* Stored data:
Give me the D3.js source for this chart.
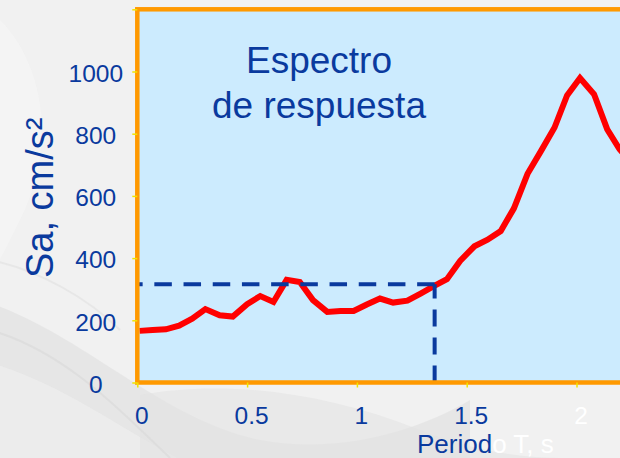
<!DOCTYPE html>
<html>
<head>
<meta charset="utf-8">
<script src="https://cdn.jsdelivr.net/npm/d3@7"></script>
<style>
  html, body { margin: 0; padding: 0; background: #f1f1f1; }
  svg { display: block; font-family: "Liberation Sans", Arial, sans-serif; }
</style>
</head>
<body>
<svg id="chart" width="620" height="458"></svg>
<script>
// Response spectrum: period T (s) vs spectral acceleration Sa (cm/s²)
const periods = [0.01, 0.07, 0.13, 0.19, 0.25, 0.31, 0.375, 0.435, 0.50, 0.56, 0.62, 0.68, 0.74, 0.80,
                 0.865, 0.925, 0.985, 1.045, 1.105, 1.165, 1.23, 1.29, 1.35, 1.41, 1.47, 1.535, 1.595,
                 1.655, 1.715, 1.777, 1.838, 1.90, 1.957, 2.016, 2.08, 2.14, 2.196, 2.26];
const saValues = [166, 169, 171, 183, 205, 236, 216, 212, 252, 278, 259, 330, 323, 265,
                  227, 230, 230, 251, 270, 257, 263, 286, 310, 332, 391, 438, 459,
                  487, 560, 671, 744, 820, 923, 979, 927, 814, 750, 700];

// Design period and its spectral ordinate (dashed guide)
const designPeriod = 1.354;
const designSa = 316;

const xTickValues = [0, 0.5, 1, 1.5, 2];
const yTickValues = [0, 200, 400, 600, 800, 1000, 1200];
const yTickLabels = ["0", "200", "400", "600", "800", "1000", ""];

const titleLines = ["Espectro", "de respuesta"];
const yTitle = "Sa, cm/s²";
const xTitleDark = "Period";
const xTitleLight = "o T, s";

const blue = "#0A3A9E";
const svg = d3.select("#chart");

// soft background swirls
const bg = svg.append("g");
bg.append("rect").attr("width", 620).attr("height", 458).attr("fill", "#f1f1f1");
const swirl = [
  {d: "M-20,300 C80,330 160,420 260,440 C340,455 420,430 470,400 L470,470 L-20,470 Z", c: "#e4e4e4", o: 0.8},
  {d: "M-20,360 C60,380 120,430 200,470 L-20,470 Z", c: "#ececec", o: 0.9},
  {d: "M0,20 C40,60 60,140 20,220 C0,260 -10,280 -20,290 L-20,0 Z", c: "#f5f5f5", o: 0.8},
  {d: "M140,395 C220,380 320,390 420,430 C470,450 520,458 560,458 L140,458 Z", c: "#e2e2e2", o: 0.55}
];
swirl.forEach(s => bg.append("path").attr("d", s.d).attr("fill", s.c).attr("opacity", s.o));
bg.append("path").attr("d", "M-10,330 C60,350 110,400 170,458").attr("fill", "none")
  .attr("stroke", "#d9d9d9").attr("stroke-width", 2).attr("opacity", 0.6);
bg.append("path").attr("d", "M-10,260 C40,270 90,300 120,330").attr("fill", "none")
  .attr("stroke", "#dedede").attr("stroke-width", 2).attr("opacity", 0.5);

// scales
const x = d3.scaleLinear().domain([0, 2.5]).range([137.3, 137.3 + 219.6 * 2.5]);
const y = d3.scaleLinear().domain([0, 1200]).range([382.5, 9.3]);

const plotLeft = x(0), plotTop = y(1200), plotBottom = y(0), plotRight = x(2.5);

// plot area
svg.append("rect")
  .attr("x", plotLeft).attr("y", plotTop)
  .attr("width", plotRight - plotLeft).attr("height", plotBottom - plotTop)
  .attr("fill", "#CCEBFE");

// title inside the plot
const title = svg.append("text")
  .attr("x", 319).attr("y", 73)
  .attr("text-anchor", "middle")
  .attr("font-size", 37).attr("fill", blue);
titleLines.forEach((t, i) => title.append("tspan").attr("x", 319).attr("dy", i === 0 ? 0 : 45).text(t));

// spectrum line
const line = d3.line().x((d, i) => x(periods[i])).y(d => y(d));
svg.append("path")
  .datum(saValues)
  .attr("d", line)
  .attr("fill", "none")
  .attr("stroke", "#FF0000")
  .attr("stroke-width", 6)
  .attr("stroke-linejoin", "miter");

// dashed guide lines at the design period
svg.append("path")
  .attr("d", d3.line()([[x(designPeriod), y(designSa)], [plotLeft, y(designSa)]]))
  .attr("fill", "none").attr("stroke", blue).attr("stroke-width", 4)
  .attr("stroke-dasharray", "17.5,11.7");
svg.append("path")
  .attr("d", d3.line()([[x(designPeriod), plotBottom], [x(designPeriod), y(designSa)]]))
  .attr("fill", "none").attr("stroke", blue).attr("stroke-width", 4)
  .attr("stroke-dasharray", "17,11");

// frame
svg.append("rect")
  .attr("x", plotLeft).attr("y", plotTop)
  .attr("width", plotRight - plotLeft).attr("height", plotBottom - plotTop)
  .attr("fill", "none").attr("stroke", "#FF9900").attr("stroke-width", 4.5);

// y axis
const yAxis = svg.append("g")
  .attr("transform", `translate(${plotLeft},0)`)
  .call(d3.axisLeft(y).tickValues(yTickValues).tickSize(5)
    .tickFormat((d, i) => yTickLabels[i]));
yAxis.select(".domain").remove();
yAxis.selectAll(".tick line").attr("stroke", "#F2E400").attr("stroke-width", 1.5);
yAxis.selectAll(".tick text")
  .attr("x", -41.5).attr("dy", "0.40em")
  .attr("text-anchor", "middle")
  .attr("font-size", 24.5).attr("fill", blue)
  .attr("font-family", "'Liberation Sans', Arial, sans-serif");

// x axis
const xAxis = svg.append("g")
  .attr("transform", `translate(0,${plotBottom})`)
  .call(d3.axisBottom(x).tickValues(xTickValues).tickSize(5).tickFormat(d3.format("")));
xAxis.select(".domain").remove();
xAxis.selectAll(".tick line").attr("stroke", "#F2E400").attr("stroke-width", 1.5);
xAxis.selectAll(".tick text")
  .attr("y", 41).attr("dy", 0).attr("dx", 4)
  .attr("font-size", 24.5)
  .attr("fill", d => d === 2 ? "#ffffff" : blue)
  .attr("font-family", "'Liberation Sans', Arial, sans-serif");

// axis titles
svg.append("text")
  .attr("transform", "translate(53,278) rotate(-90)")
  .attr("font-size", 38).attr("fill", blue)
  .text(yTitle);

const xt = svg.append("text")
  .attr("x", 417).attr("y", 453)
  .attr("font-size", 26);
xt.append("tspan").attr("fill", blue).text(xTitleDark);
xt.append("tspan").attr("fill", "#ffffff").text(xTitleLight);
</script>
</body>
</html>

* Set task:
Copy out the lines in which the string "chart" appears.

* Problem solution:
Give me the D3.js source for this chart.
<svg id="chart" width="620" height="458"></svg>
const svg = d3.select("#chart");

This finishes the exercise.